Nowadays medals are enormously valuable, not only for the cash rewards that are generally paid by competitors' governments but in terms of a potential professional future, not to mention commercial endorsements.
Those were the days when New Zealand Olympians, and no doubt others from many countries, raffled pigs in barrows to get to their Games. When they trained before and after work. When they took annual leave to compete. When their preparation did not include travelling overseas to compete against the world's best, the same athletes they would meet at the Games.
Once upon a time Commonwealth and Olympic athletes returned home to their day jobs; these days many leave, often long before the closing ceremony, as did many of New Zealand's track cyclists. to compete in the next event on their programme.
That isn't sport; it's a profession.
Usain Bolt flew in, ran, and flew out again when he competed at the Commonwealth Games in Glasgow in 2014. The same Usain Bolt who last week waxed eloquent on the importance and spirit of the Games, who obviously didn't feel quite so strongly before he retired.
There is no doubt, however, that the Commonwealth Games continue to represent the pinnacle for many athletes. They will never compete with any hope of success, or compete at all, on the world's biggest stage, but can do so on this slightly smaller one, thanks largely to the absence of Americans and Europeans, and even of some of the Commonwealth's bigger names, who do not always show up.
The Australian team might have cleaned up big time on the Gold Coast, but New Zealand celebrated 46 medals, and some superb performances. And where else would athletes from the likes of Saint Lucia, Fiji, Nauru, the Isle of Man, the Seychelles, have an opportunity to compete, successfully, before what is not far short of a global audience?
The medal celebrations in some tiny countries that do not have huge sporting budgets, and may only hear their national anthems at a Games once or twice in a lifetime, can be a sight to behold. Who would deny them that?
The Gold Coast Games were well organised (as far as one could tell; the odd needle slipped into the athletes' village, a few competitors went awol, and by all accounts the army of security people included many who had no idea what they should be doing, or how and where they should be doing it), but those glitches aside they contributed another chapter to a tradition that is well worth preserving.

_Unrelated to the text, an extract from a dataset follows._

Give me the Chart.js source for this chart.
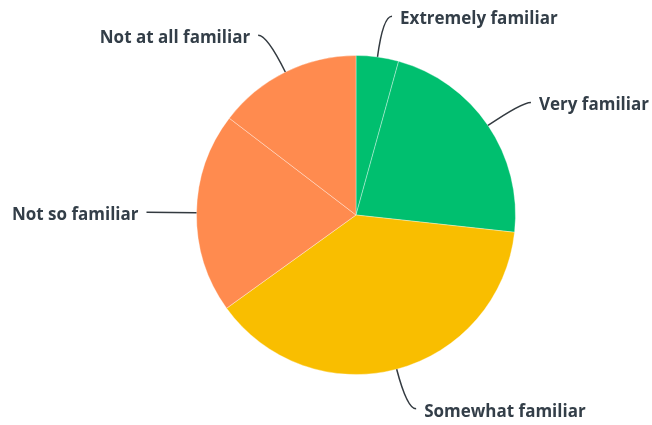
<!DOCTYPE html>
<html>
<head>
<meta charset="utf-8">
<script src="https://cdn.jsdelivr.net/npm/chart.js@4"></script>
<style>
  html, body { margin: 0; padding: 0; background: #fff; }
  #wrap { width: 652px; height: 425px; }
</style>
</head>
<body>
<div id="wrap"><canvas id="pieChart" width="652" height="425"></canvas></div>
<script>
// Dados do gráfico (percentuais, sentido horário a partir do topo)
const categories = ['Extremely familiar', 'Very familiar', 'Somewhat familiar', 'Not so familiar', 'Not at all familiar'];
const shares = [4.3, 22.4, 38.3, 20.3, 14.6];
const sliceColors = ['#00bf6f', '#00bf6f', '#f9be00', '#ff8b4f', '#ff8b4f'];

// Rótulos externos com linha curva
const leaderLabels = {
    id: 'leaderLabels',
    afterDatasetsDraw(chart) {
        const ctx = chart.ctx;
        const meta = chart.getDatasetMeta(0);
        ctx.save();
        meta.data.forEach((arc, i) => {
            const p = arc.getProps(['x', 'y', 'startAngle', 'endAngle', 'outerRadius'], true);
            const mid = (p.startAngle + p.endAngle) / 2;
            const cos = Math.cos(mid), sin = Math.sin(mid);
            const r0 = p.outerRadius;
            const r1 = r0 + 41;
            const x0 = p.x + cos * r0, y0 = p.y + sin * r0;
            const x1 = p.x + cos * r1, y1 = p.y + sin * r1;
            const right = x1 >= p.x;
            const x2 = x1 + (right ? 9 : -9);

            ctx.strokeStyle = '#333a40';
            ctx.lineWidth = 1.5;
            ctx.beginPath();
            ctx.moveTo(x0, y0);
            ctx.quadraticCurveTo(x1, y1, x2, y1);
            ctx.stroke();

            ctx.fillStyle = '#333e48';
            ctx.font = 'bold 17px "Open Sans", sans-serif';
            ctx.textBaseline = 'middle';
            ctx.textAlign = right ? 'left' : 'right';
            ctx.fillText(categories[i], x2 + (right ? 8 : -8), y1 + 3);
        });
        ctx.restore();
    }
};

new Chart(document.getElementById('pieChart').getContext('2d'), {
    type: 'pie',
    data: {
        labels: categories,
        datasets: [{
            data: shares,
            backgroundColor: sliceColors,
            borderColor: 'rgba(255, 255, 255, 0.35)',
            borderWidth: 1,
            hoverOffset: 0
        }]
    },
    options: {
        responsive: false,
        animation: false,
        layout: {
            padding: { top: 55, bottom: 50, left: 196, right: 136 }
        },
        plugins: {
            legend: { display: false },
            tooltip: { enabled: false }
        }
    },
    plugins: [leaderLabels]
});
</script>
</body>
</html>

Thankfully there was an almost total absence of the execrable chant 'Aussie Aussie Aussie, Oi Oi Oi,' and the previously much overworked haka, which at some Games of the recent past has been used to celebrate everything from winning gold to catching the right bus.
The largely Australian crowds were generally gracious (although it's nice, from a New Zealand point of view, to observe a silent sea of yellow now and again), and there were enough New Zealanders in some crowds to give our athletes the impression that they were at home.
So now it's on to Birmingham 2022 (Durban, in South Africa, having been granted hosting rights but crying off after it worked out how much it was going to cost), where New Zealand will hopefully give the upper reaches of the medal table a nudge once again, and athletes from countries that most of us would struggle to find on a map will have their well-earned moment in the spotlight.
The Commonwealth Games really do have their place in a world that increasingly seems to believe that winning is everything and everything has its price. They are the closest we will ever get to witnessing a true celebration of sport.
And the highlight of 2018? Eliza McCartney's ebullient response to what many would have expected to be a crushing disappointment, which marked her, again, as a very special New Zealander.